Print the listing from its top line through the line containing "Sans Narrow', 'Liberation", nothing more, and leave out the pictures.

┌──

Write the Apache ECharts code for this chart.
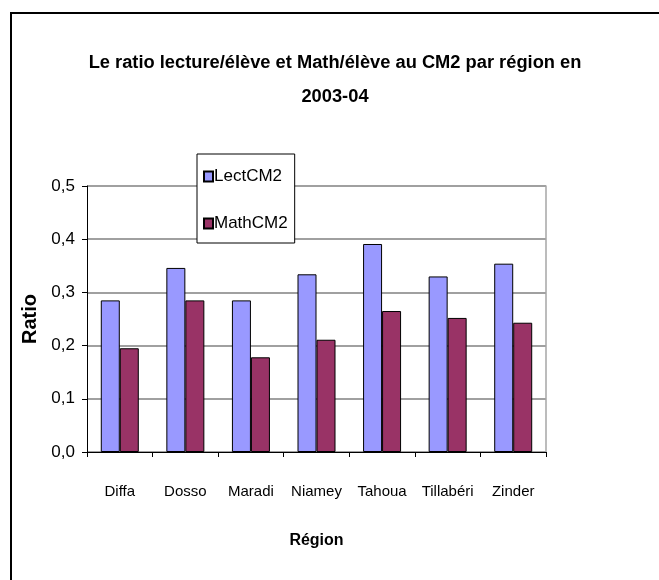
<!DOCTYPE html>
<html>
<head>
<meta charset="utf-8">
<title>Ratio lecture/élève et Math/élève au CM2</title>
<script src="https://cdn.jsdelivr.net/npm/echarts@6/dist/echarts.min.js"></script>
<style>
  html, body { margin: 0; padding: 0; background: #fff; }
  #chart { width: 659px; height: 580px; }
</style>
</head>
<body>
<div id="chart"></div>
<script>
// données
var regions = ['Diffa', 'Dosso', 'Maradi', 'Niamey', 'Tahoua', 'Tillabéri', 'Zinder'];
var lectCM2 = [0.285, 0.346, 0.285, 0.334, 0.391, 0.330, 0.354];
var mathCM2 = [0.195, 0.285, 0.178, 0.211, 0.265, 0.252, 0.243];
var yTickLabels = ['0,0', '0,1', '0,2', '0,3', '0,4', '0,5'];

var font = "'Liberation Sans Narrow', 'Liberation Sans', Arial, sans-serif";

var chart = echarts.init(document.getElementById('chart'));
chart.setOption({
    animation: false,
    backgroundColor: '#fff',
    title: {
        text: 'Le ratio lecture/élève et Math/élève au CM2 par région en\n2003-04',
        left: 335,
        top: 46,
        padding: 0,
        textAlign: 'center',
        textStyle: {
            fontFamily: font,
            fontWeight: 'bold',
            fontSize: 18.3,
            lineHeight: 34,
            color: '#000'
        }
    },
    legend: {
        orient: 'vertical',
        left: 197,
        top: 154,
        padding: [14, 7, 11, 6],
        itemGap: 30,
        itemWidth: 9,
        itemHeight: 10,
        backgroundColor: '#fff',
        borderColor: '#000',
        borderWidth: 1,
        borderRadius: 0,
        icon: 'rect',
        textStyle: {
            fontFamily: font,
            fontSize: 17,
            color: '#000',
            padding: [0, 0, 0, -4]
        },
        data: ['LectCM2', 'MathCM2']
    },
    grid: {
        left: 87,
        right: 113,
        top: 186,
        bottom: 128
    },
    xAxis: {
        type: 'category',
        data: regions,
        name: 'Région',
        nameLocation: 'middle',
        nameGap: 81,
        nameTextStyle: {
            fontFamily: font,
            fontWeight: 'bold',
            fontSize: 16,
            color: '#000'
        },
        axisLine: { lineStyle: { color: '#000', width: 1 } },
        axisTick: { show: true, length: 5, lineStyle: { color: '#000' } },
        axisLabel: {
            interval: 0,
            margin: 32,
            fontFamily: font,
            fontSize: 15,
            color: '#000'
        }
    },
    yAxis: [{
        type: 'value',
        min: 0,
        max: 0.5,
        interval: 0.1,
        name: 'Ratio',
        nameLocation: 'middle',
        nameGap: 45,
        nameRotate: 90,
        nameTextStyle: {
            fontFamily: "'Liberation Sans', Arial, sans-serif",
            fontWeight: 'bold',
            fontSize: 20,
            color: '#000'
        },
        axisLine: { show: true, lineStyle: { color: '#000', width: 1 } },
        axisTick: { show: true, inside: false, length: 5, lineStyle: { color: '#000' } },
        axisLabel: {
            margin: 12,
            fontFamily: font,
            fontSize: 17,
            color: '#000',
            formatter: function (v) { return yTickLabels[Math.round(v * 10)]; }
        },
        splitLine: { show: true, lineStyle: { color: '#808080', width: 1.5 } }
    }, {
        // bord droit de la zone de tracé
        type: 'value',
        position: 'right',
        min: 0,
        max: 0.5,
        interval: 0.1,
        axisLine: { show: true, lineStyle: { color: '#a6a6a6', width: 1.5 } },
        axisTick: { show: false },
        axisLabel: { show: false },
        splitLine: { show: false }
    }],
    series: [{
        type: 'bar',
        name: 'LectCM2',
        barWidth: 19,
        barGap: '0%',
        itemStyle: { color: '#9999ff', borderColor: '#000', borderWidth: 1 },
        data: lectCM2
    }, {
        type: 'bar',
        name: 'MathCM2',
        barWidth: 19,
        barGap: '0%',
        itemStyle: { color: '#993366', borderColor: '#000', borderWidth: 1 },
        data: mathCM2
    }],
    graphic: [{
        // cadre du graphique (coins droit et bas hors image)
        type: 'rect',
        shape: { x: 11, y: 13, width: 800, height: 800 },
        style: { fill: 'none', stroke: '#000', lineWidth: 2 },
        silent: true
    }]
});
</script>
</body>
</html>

└──

## EXERCISE RESPONSE
Write the Apache ECharts code for this chart.
<!DOCTYPE html>
<html>
<head>
<meta charset="utf-8">
<title>Ratio lecture/élève et Math/élève au CM2</title>
<script src="https://cdn.jsdelivr.net/npm/echarts@6/dist/echarts.min.js"></script>
<style>
  html, body { margin: 0; padding: 0; background: #fff; }
  #chart { width: 659px; height: 580px; }
</style>
</head>
<body>
<div id="chart"></div>
<script>
// données
var regions = ['Diffa', 'Dosso', 'Maradi', 'Niamey', 'Tahoua', 'Tillabéri', 'Zinder'];
var lectCM2 = [0.285, 0.346, 0.285, 0.334, 0.391, 0.330, 0.354];
var mathCM2 = [0.195, 0.285, 0.178, 0.211, 0.265, 0.252, 0.243];
var yTickLabels = ['0,0', '0,1', '0,2', '0,3', '0,4', '0,5'];

var font = "'Liberation Sans Narrow', 'Liberation Sans', Arial, sans-serif";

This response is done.